### BRIEF:
Output the material beneath this task exactly, images excluded.
......
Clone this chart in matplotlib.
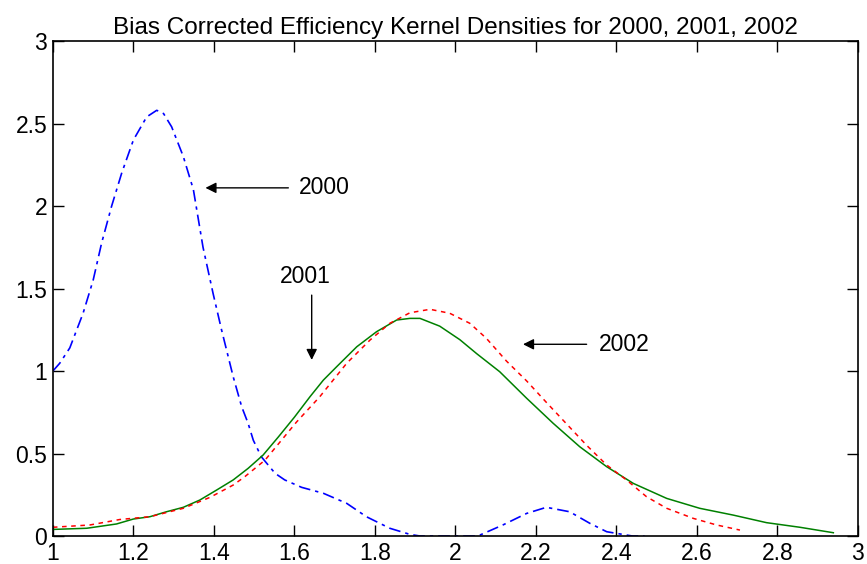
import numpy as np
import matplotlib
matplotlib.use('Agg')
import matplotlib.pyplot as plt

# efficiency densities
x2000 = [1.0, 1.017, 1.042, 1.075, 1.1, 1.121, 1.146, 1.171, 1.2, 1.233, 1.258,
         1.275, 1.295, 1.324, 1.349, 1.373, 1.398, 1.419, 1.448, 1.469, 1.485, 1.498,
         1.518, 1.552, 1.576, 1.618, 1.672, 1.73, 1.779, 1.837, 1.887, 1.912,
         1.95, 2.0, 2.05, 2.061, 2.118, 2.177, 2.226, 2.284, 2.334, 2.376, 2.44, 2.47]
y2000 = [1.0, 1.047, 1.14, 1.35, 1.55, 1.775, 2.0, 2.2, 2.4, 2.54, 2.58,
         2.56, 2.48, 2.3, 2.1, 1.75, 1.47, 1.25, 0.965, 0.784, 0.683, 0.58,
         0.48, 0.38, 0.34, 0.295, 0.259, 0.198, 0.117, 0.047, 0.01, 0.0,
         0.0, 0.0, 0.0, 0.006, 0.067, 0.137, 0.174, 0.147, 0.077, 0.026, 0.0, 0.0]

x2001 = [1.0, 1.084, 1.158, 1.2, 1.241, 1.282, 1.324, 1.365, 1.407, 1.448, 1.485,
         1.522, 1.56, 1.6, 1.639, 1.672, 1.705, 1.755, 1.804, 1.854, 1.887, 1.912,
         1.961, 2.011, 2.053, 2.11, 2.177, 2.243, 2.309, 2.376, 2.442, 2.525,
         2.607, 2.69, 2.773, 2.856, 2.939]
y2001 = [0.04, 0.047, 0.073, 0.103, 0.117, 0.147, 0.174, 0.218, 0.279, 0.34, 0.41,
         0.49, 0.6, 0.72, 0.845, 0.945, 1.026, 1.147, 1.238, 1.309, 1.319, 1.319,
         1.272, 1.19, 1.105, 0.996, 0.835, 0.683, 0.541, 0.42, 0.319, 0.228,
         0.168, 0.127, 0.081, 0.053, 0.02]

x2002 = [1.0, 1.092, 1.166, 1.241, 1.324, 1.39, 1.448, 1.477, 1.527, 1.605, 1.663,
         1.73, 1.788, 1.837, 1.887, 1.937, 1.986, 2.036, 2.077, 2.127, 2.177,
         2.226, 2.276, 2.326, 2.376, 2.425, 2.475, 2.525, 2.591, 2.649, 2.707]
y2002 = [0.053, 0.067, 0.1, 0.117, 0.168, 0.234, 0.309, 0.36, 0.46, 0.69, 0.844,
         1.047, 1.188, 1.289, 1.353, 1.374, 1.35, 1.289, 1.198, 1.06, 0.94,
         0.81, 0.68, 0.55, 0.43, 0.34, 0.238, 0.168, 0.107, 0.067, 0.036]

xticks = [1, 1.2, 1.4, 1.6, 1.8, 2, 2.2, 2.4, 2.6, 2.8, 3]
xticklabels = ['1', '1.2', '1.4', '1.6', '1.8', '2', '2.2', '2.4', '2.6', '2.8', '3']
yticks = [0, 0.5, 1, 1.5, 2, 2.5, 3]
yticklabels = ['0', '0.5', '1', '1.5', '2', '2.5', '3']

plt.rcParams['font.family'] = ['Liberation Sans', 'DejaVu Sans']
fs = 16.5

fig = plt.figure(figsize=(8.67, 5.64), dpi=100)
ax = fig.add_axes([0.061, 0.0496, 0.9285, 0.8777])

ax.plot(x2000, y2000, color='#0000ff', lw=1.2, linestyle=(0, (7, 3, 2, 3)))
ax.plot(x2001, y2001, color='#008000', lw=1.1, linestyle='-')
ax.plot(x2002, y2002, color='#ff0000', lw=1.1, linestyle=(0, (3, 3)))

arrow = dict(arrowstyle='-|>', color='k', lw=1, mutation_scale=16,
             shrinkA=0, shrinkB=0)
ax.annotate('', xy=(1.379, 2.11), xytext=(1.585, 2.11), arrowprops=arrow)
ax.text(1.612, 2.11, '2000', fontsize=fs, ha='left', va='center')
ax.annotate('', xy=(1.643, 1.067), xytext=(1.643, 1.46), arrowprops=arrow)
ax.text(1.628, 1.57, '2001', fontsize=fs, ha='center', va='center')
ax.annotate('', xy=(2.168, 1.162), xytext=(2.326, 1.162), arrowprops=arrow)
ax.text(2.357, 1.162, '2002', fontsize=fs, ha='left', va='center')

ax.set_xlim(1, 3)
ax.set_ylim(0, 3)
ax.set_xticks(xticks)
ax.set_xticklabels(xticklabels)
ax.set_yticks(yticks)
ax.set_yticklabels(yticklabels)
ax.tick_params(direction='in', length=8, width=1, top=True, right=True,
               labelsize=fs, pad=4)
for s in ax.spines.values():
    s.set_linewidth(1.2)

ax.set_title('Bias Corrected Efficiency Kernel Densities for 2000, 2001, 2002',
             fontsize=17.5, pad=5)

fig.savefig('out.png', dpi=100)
......
### SOLVED EXERCISE:
Clone this chart in matplotlib.
import numpy as np
import matplotlib
matplotlib.use('Agg')
import matplotlib.pyplot as plt

# efficiency densities
x2000 = [1.0, 1.017, 1.042, 1.075, 1.1, 1.121, 1.146, 1.171, 1.2, 1.233, 1.258,
         1.275, 1.295, 1.324, 1.349, 1.373, 1.398, 1.419, 1.448, 1.469, 1.485, 1.498,
         1.518, 1.552, 1.576, 1.618, 1.672, 1.73, 1.779, 1.837, 1.887, 1.912,
         1.95, 2.0, 2.05, 2.061, 2.118, 2.177, 2.226, 2.284, 2.334, 2.376, 2.44, 2.47]
y2000 = [1.0, 1.047, 1.14, 1.35, 1.55, 1.775, 2.0, 2.2, 2.4, 2.54, 2.58,
         2.56, 2.48, 2.3, 2.1, 1.75, 1.47, 1.25, 0.965, 0.784, 0.683, 0.58,
         0.48, 0.38, 0.34, 0.295, 0.259, 0.198, 0.117, 0.047, 0.01, 0.0,
         0.0, 0.0, 0.0, 0.006, 0.067, 0.137, 0.174, 0.147, 0.077, 0.026, 0.0, 0.0]

x2001 = [1.0, 1.084, 1.158, 1.2, 1.241, 1.282, 1.324, 1.365, 1.407, 1.448, 1.485,
         1.522, 1.56, 1.6, 1.639, 1.672, 1.705, 1.755, 1.804, 1.854, 1.887, 1.912,
         1.961, 2.011, 2.053, 2.11, 2.177, 2.243, 2.309, 2.376, 2.442, 2.525,
         2.607, 2.69, 2.773, 2.856, 2.939]
y2001 = [0.04, 0.047, 0.073, 0.103, 0.117, 0.147, 0.174, 0.218, 0.279, 0.34, 0.41,
         0.49, 0.6, 0.72, 0.845, 0.945, 1.026, 1.147, 1.238, 1.309, 1.319, 1.319,
         1.272, 1.19, 1.105, 0.996, 0.835, 0.683, 0.541, 0.42, 0.319, 0.228,
         0.168, 0.127, 0.081, 0.053, 0.02]

x2002 = [1.0, 1.092, 1.166, 1.241, 1.324, 1.39, 1.448, 1.477, 1.527, 1.605, 1.663,
         1.73, 1.788, 1.837, 1.887, 1.937, 1.986, 2.036, 2.077, 2.127, 2.177,
         2.226, 2.276, 2.326, 2.376, 2.425, 2.475, 2.525, 2.591, 2.649, 2.707]
y2002 = [0.053, 0.067, 0.1, 0.117, 0.168, 0.234, 0.309, 0.36, 0.46, 0.69, 0.844,
         1.047, 1.188, 1.289, 1.353, 1.374, 1.35, 1.289, 1.198, 1.06, 0.94,
         0.81, 0.68, 0.55, 0.43, 0.34, 0.238, 0.168, 0.107, 0.067, 0.036]

xticks = [1, 1.2, 1.4, 1.6, 1.8, 2, 2.2, 2.4, 2.6, 2.8, 3]
xticklabels = ['1', '1.2', '1.4', '1.6', '1.8', '2', '2.2', '2.4', '2.6', '2.8', '3']
yticks = [0, 0.5, 1, 1.5, 2, 2.5, 3]
yticklabels = ['0', '0.5', '1', '1.5', '2', '2.5', '3']

plt.rcParams['font.family'] = ['Liberation Sans', 'DejaVu Sans']
fs = 16.5

fig = plt.figure(figsize=(8.67, 5.64), dpi=100)
ax = fig.add_axes([0.061, 0.0496, 0.9285, 0.8777])

ax.plot(x2000, y2000, color='#0000ff', lw=1.2, linestyle=(0, (7, 3, 2, 3)))
ax.plot(x2001, y2001, color='#008000', lw=1.1, linestyle='-')
ax.plot(x2002, y2002, color='#ff0000', lw=1.1, linestyle=(0, (3, 3)))

arrow = dict(arrowstyle='-|>', color='k', lw=1, mutation_scale=16,
             shrinkA=0, shrinkB=0)
ax.annotate('', xy=(1.379, 2.11), xytext=(1.585, 2.11), arrowprops=arrow)
ax.text(1.612, 2.11, '2000', fontsize=fs, ha='left', va='center')
ax.annotate('', xy=(1.643, 1.067), xytext=(1.643, 1.46), arrowprops=arrow)
ax.text(1.628, 1.57, '2001', fontsize=fs, ha='center', va='center')
ax.annotate('', xy=(2.168, 1.162), xytext=(2.326, 1.162), arrowprops=arrow)
ax.text(2.357, 1.162, '2002', fontsize=fs, ha='left', va='center')

ax.set_xlim(1, 3)
ax.set_ylim(0, 3)
ax.set_xticks(xticks)
ax.set_xticklabels(xticklabels)
ax.set_yticks(yticks)
ax.set_yticklabels(yticklabels)
ax.tick_params(direction='in', length=8, width=1, top=True, right=True,
               labelsize=fs, pad=4)
for s in ax.spines.values():
    s.set_linewidth(1.2)

ax.set_title('Bias Corrected Efficiency Kernel Densities for 2000, 2001, 2002',
             fontsize=17.5, pad=5)

fig.savefig('out.png', dpi=100)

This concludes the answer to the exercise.